Casting director Amy Rowan says when casting child and teen roles, it is often necessary to go outside Dublin to find fresh faces.
“Anyone who wants to find an actor under the age of 18 needs to get out into the country,” she says, “that’s where you find the really interesting people.”
She did so herself last year when casting child roles in Thaddeus O’Sullivan’s “Stella Days.” Casting sessions were held in Tullamore, Athlone and Limerick to find three tyke actors. One of those, Joey O’Sullivan, whom she describes as “an absolute natural,” has since been picked up by an agent.
Hughes, fellow casting director Nick McGinley and helmer Rebecca Daly held open casting sessions in the sticks for many of the roles in Daly’s “The Other Side of Sleep,” a thriller about a murder in a rural town. “I wanted to go for the maximum level of authenticity,” Daly says. Through these session, held in County Offaly where the film is set, they discovered Sam Keeley and Vicky Joyce, neither of whom had any professional acting experience.
Keeley later picked up a part in “This Must Be the Place,” and is in demand for roles in Ireland and the U.K.

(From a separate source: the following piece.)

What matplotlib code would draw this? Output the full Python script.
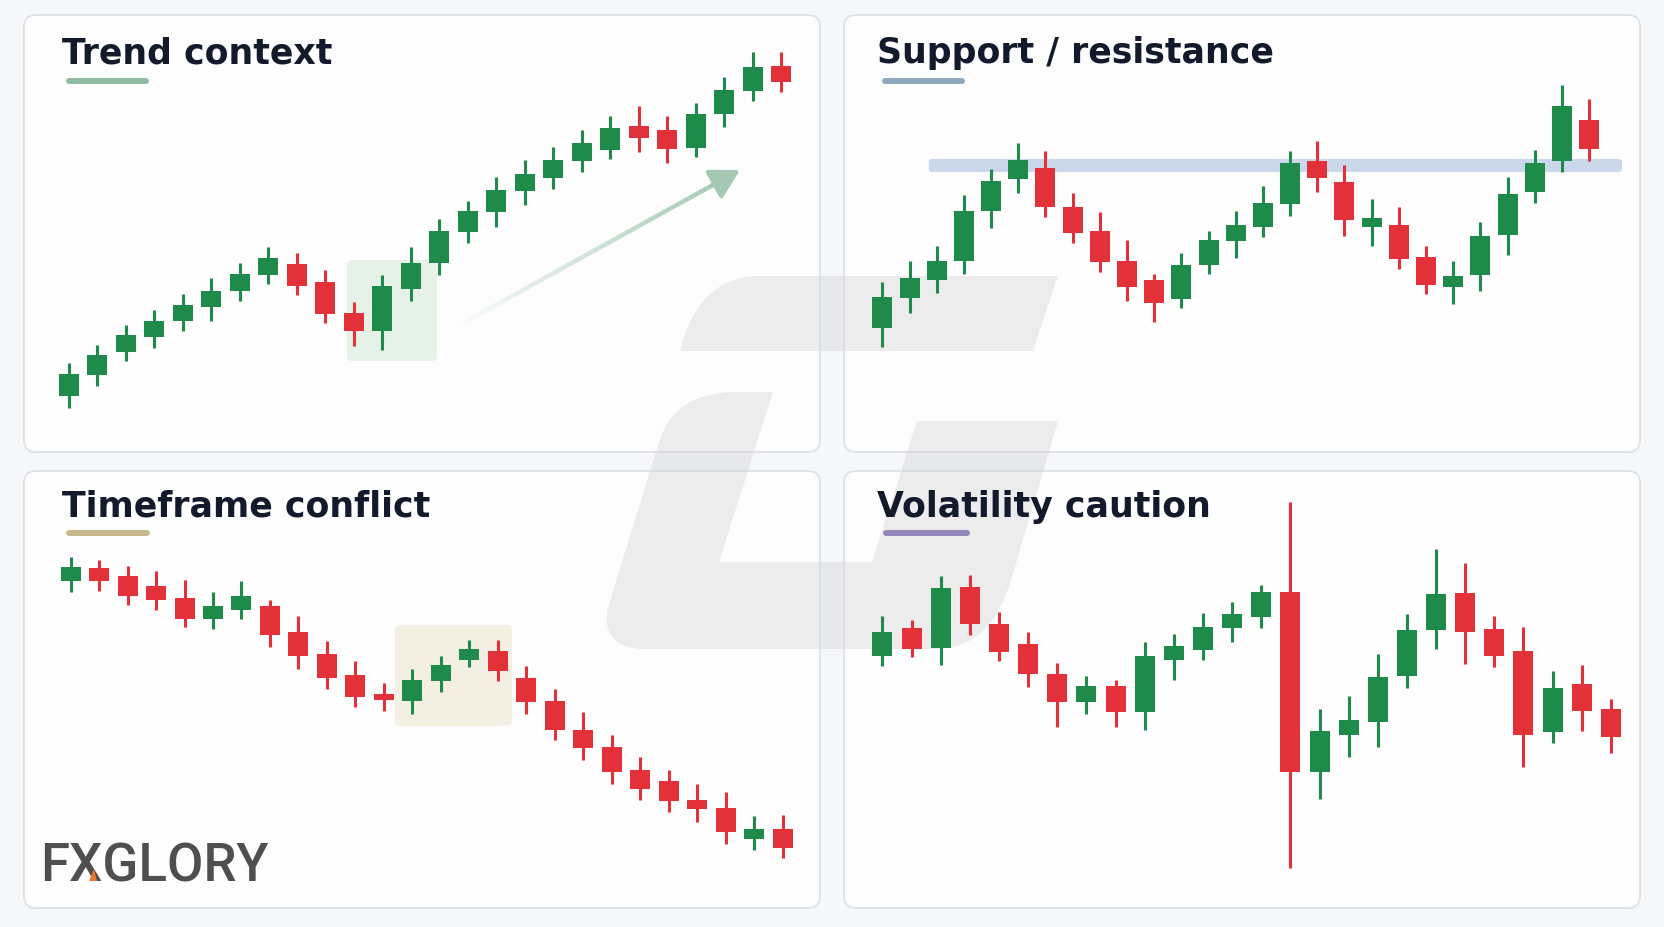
import matplotlib
matplotlib.use('Agg')
import matplotlib.pyplot as plt
import numpy as np
from matplotlib.patches import FancyBboxPatch, PathPatch, Polygon, FancyArrowPatch
from matplotlib.path import Path
from matplotlib.collections import LineCollection
from matplotlib.colors import to_rgba

W, H = 1664, 928
GREEN = '#1f8b4a'
RED = '#e3313a'
INK = '#131a2c'

# ---- data (price units) ----
trend_open = [14.1, 19.3, 25.1, 28.7, 32.7, 36.2, 40.2, 44.3, 47.0, 42.6, 34.8, 30.2, 40.8,
              47.2, 55.1, 59.9, 65.2, 68.4, 72.8, 75.6, 81.4, 80.5, 76.0, 84.5, 90.3, 96.4]
trend_high = [22.2, 26.8, 31.8, 35.6, 39.5, 43.4, 47.3, 51.2, 49.7, 45.5, 37.4, 44.3, 51.2,
              58.3, 62.7, 68.7, 73.0, 76.2, 80.5, 84.1, 86.6, 83.9, 87.3, 93.7, 100.1, 99.9]
trend_low = [10.9, 16.6, 22.7, 26.1, 30.2, 32.7, 37.8, 42.0, 39.3, 32.2, 26.4, 25.5, 37.8,
             44.3, 52.3, 56.2, 61.8, 65.8, 69.9, 73.2, 75.1, 72.2, 73.7, 81.3, 87.7, 90.1]
trend_close = [19.5, 24.3, 29.3, 32.8, 36.8, 40.3, 44.5, 48.5, 41.6, 34.5, 30.2, 41.4, 47.2,
               55.2, 60.2, 65.5, 69.5, 73.1, 77.2, 81.1, 78.6, 75.8, 84.5, 90.6, 96.2, 92.6]

sr_open = [31.0, 38.5, 43.1, 47.7, 60.3, 68.3, 70.9, 61.2, 55.2, 47.7, 43.0, 38.3, 46.8, 52.7,
           56.3, 62.0, 72.7, 67.6, 56.2, 56.8, 48.8, 41.3, 44.3, 54.3, 64.9, 72.7, 83.1]
sr_high = [42.4, 47.7, 51.6, 64.3, 70.8, 77.2, 75.2, 64.8, 59.9, 53.1, 44.5, 49.7, 55.2, 60.3,
           66.4, 75.2, 77.8, 71.8, 63.3, 61.2, 51.4, 47.7, 57.4, 68.8, 75.5, 91.8, 88.3]
sr_low = [26.2, 34.8, 39.7, 44.5, 56.0, 64.8, 58.7, 52.2, 44.9, 37.8, 32.6, 35.9, 44.5, 48.4,
          53.8, 59.1, 64.9, 53.9, 51.6, 45.8, 39.5, 37.0, 40.2, 49.3, 62.2, 70.1, 72.7]
sr_close = [38.7, 43.5, 47.7, 60.2, 67.8, 73.0, 61.2, 54.7, 47.6, 41.3, 37.2, 46.8, 53.0, 56.8,
            62.3, 72.3, 68.5, 58.0, 58.5, 48.3, 41.8, 44.1, 54.1, 64.5, 72.3, 86.4, 75.8]
resistance_low, resistance_high = 70.0, 73.25

tf_open = [81.7, 85.0, 82.9, 80.6, 77.5, 72.3, 74.6, 75.6, 69.0, 63.6, 58.2, 53.5, 51.8,
           56.8, 62.1, 64.2, 57.5, 51.7, 44.6, 40.3, 34.6, 31.7, 27.1, 25.0, 17.3, 19.8]
tf_high = [87.8, 87.1, 85.4, 84.2, 81.9, 79.0, 81.7, 77.1, 72.9, 66.7, 61.8, 56.3, 59.8,
           63.1, 67.1, 67.1, 60.4, 54.8, 48.9, 43.2, 37.8, 34.6, 31.0, 28.9, 22.9, 23.3]
tf_low = [79.0, 79.3, 75.8, 74.6, 70.2, 69.8, 72.3, 65.2, 59.8, 54.8, 50.2, 49.3, 48.5,
          54.0, 60.3, 56.7, 48.5, 42.1, 37.1, 31.0, 27.1, 23.9, 21.5, 16.1, 14.4, 12.5]
tf_close = [85.2, 81.7, 77.9, 77.1, 72.3, 75.6, 77.9, 68.2, 62.9, 57.5, 52.8, 51.9, 57.1,
            60.7, 64.8, 59.3, 51.4, 44.4, 40.0, 33.9, 29.8, 26.7, 24.8, 18.9, 19.8, 15.0]

vol_open = [63.1, 70.0, 65.0, 80.2, 71.0, 66.0, 58.6, 51.4, 55.4, 48.9, 62.1, 64.6, 70.0,
            72.8, 79.0, 34.0, 43.3, 46.5, 57.9, 69.6, 78.8, 69.8, 64.2, 44.0, 56.0, 49.8]
vol_high = [73.1, 72.1, 82.9, 83.3, 73.9, 68.9, 61.3, 58.1, 57.1, 66.5, 68.6, 73.8, 76.4,
            80.8, 101.4, 49.8, 52.9, 63.6, 73.5, 89.8, 86.3, 72.9, 70.3, 59.2, 60.7, 52.3]
vol_low = [60.4, 62.7, 60.7, 68.2, 61.7, 55.2, 45.3, 48.5, 45.3, 44.4, 56.9, 61.9, 66.5,
           70.0, 10.0, 27.3, 37.8, 40.2, 55.0, 64.8, 61.0, 60.3, 35.3, 41.3, 44.2, 38.8]
vol_close = [69.0, 64.8, 80.0, 71.0, 63.9, 58.6, 51.4, 55.4, 48.9, 63.1, 65.4, 70.2, 73.5,
             79.0, 34.0, 44.2, 47.1, 57.7, 69.4, 78.6, 69.0, 63.1, 43.3, 55.0, 49.3, 42.7]

titles = ['Trend context', 'Support / resistance', 'Timeframe conflict', 'Volatility caution']
accents = ['#8fbca1', '#8fa7bf', '#c8b98c', '#9386ba']

# panel boxes in pixels: left, top, right, bottom
panels = [(24, 16, 820, 453), (844, 16, 1640, 453), (24, 472, 820, 909), (844, 472, 1640, 909)]
# first candle x (px) and candle spacing (px)
grid = [(69, 28.48), (882.4, 27.18), (70.6, 28.48), (882.4, 29.14)]
PX_PER_UNIT = 4.0
BODY_PX = 20

fig = plt.figure(figsize=(16.64, 9.28), dpi=100)
fig.patch.set_facecolor('#f6f7f9')

bg = fig.add_axes([0, 0, 1, 1])
bg.set_xlim(0, W)
bg.set_ylim(H, 0)
bg.axis('off')
bg.set_zorder(0)

for (x0, y0, x1, y1) in panels:
    bg.add_patch(FancyBboxPatch((x0, y0), x1 - x0, y1 - y0,
                                boxstyle='round,pad=0,rounding_size=12',
                                fc='#fdfdfe', ec='#dde2e8', lw=1.3, zorder=1))

# watermark logo
M, L, C3, CL = Path.MOVETO, Path.LINETO, Path.CURVE3, Path.CLOSEPOLY
top_bar = Path([(680, 352), (1033, 352), (1058, 277), (757, 277), (698, 279), (680, 352), (680, 352)],
               [M, L, L, L, C3, C3, CL])
g_shape = Path([(733, 393), (773, 393), (719, 563), (872, 563), (917, 422), (1058, 422),
                (1012, 578), (992, 650), (935, 650), (642, 650), (600, 648), (608, 608),
                (660, 440), (675, 395), (733, 393), (733, 393)],
               [M, L, L, L, L, L, L, C3, C3, L, C3, C3, L, C3, C3, CL])
for p in (top_bar, g_shape):
    bg.add_patch(PathPatch(p, fc='#cfcfcf', ec='none', alpha=0.36, zorder=2))

# logo
bg.text(40, 882, 'FXGLORY', fontsize=38, family='Roboto', weight='medium',
        color='#4f4f4f', va='baseline', ha='left', zorder=5)
bg.add_patch(Polygon([(89, 882), (94, 870), (97, 882)], closed=True, fc='#e8782a', ec='none', zorder=6))

title_pos = [(62, 63), (877, 63), (62, 517), (877, 517)]
accent_pos = [(69, 146, 82), (885, 962, 82), (69, 147, 534), (886, 967, 534)]
for t, (tx, ty), (ax0, ax1, ay), col in zip(titles, title_pos, accent_pos, accents):
    bg.text(tx, ty, t, fontsize=25, weight='bold', family='DejaVu Sans', color=INK,
            va='baseline', ha='left', zorder=5)
    bg.plot([ax0, ax1], [ay, ay], color=col, lw=4.3, solid_capstyle='round', zorder=5)


def make_axes(i):
    x0, y0, x1, y1 = panels[i]
    first, step = grid[i]
    ax = fig.add_axes([x0 / W, 1 - y1 / H, (x1 - x0) / W, (y1 - y0) / H])
    ax.set_zorder(1)
    ax.patch.set_visible(False)
    ax.set_xlim((x0 - first) / step, (x1 - first) / step)
    ax.set_ylim(0, (y1 - y0) / PX_PER_UNIT)
    ax.axis('off')
    return ax, step


def candles(ax, step, o, h, l, c):
    o, h, l, c = map(np.asarray, (o, h, l, c))
    x = np.arange(len(o))
    cols = np.where(c >= o, GREEN, RED)
    ax.vlines(x, l, h, colors=cols, lw=2.2, zorder=3)
    ax.bar(x, np.abs(c - o), bottom=np.minimum(o, c), width=BODY_PX / step,
           color=cols, edgecolor='none', zorder=4)


def rounded(ax, step, xa, xb, ya, yb, fc, alpha, r_px=5, z=1):
    ax.add_patch(FancyBboxPatch((xa, ya), xb - xa, yb - ya,
                                boxstyle=f'round,pad=0,rounding_size={r_px / step}',
                                mutation_aspect=step / PX_PER_UNIT,
                                fc=fc, ec='none', alpha=alpha, zorder=z))


# panel 1: trend context
ax1, s1 = make_axes(0)
rounded(ax1, s1, 9.76, 12.92, 22.75, 48.0, '#e2f1e5', 0.85)
candles(ax1, s1, trend_open, trend_high, trend_low, trend_close)
tail, head = np.array([13.59, 31.25]), np.array([23.56, 70.5])
ts = np.linspace(0, 0.95, 60)
pts = tail + (head - tail) * ts[:, None]
segs = np.stack([pts[:-1], pts[1:]], axis=1)
rgba = np.array([to_rgba('#a3c9b3', a) for a in np.linspace(0.02, 1, len(segs))])
ax1.add_collection(LineCollection(segs, colors=rgba, lw=3.2, capstyle='butt', zorder=2))
ax1.add_patch(FancyArrowPatch(tuple(tail + (head - tail) * 0.9), tuple(head),
                              arrowstyle='-|>,head_length=0.8,head_width=0.45',
                              mutation_scale=22, color='#a3c9b3', lw=3.2,
                              shrinkA=0, shrinkB=0, zorder=2))

# panel 2: support / resistance
ax2, s2 = make_axes(1)
rounded(ax2, s2, 1.71, 27.21, resistance_low, resistance_high, '#c3d1e8', 0.85, r_px=3)
candles(ax2, s2, sr_open, sr_high, sr_low, sr_close)

# panel 3: timeframe conflict
ax3, s3 = make_axes(2)
rounded(ax3, s3, 11.39, 15.5, 45.5, 70.75, '#f2efe1', 0.9)
candles(ax3, s3, tf_open, tf_high, tf_low, tf_close)

# panel 4: volatility caution
ax4, s4 = make_axes(3)
candles(ax4, s4, vol_open, vol_high, vol_low, vol_close)

fig.savefig('out.png', dpi=100, facecolor=fig.get_facecolor())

Keeley and Joyce played alongside Antonia Campbell-Hughes, who is another face to watch, says Rowan, who cast the thesp in “When Harvey Met Bob.” Campbell-Hughes also appears in “Albert Nobbs.”
Jack Gleeson, who features in “Game of Thrones” and is appearing in indie pic “All Good Children,” is another name to track, says Rowan.
“He is a very strong actor with an unusual energy,” she says.
Hughes says Irish TV drama is also producing a high standard of work. “It has really upped its game and is beginning to platform a lot of the young talent in this country,” she says, citing shows like “Love/Hate,” which stars Aidan Gillen and Sheehan, and “Raw,” toplining Charlene McKenna, another talented thesp to keep an eye on, Hughes says.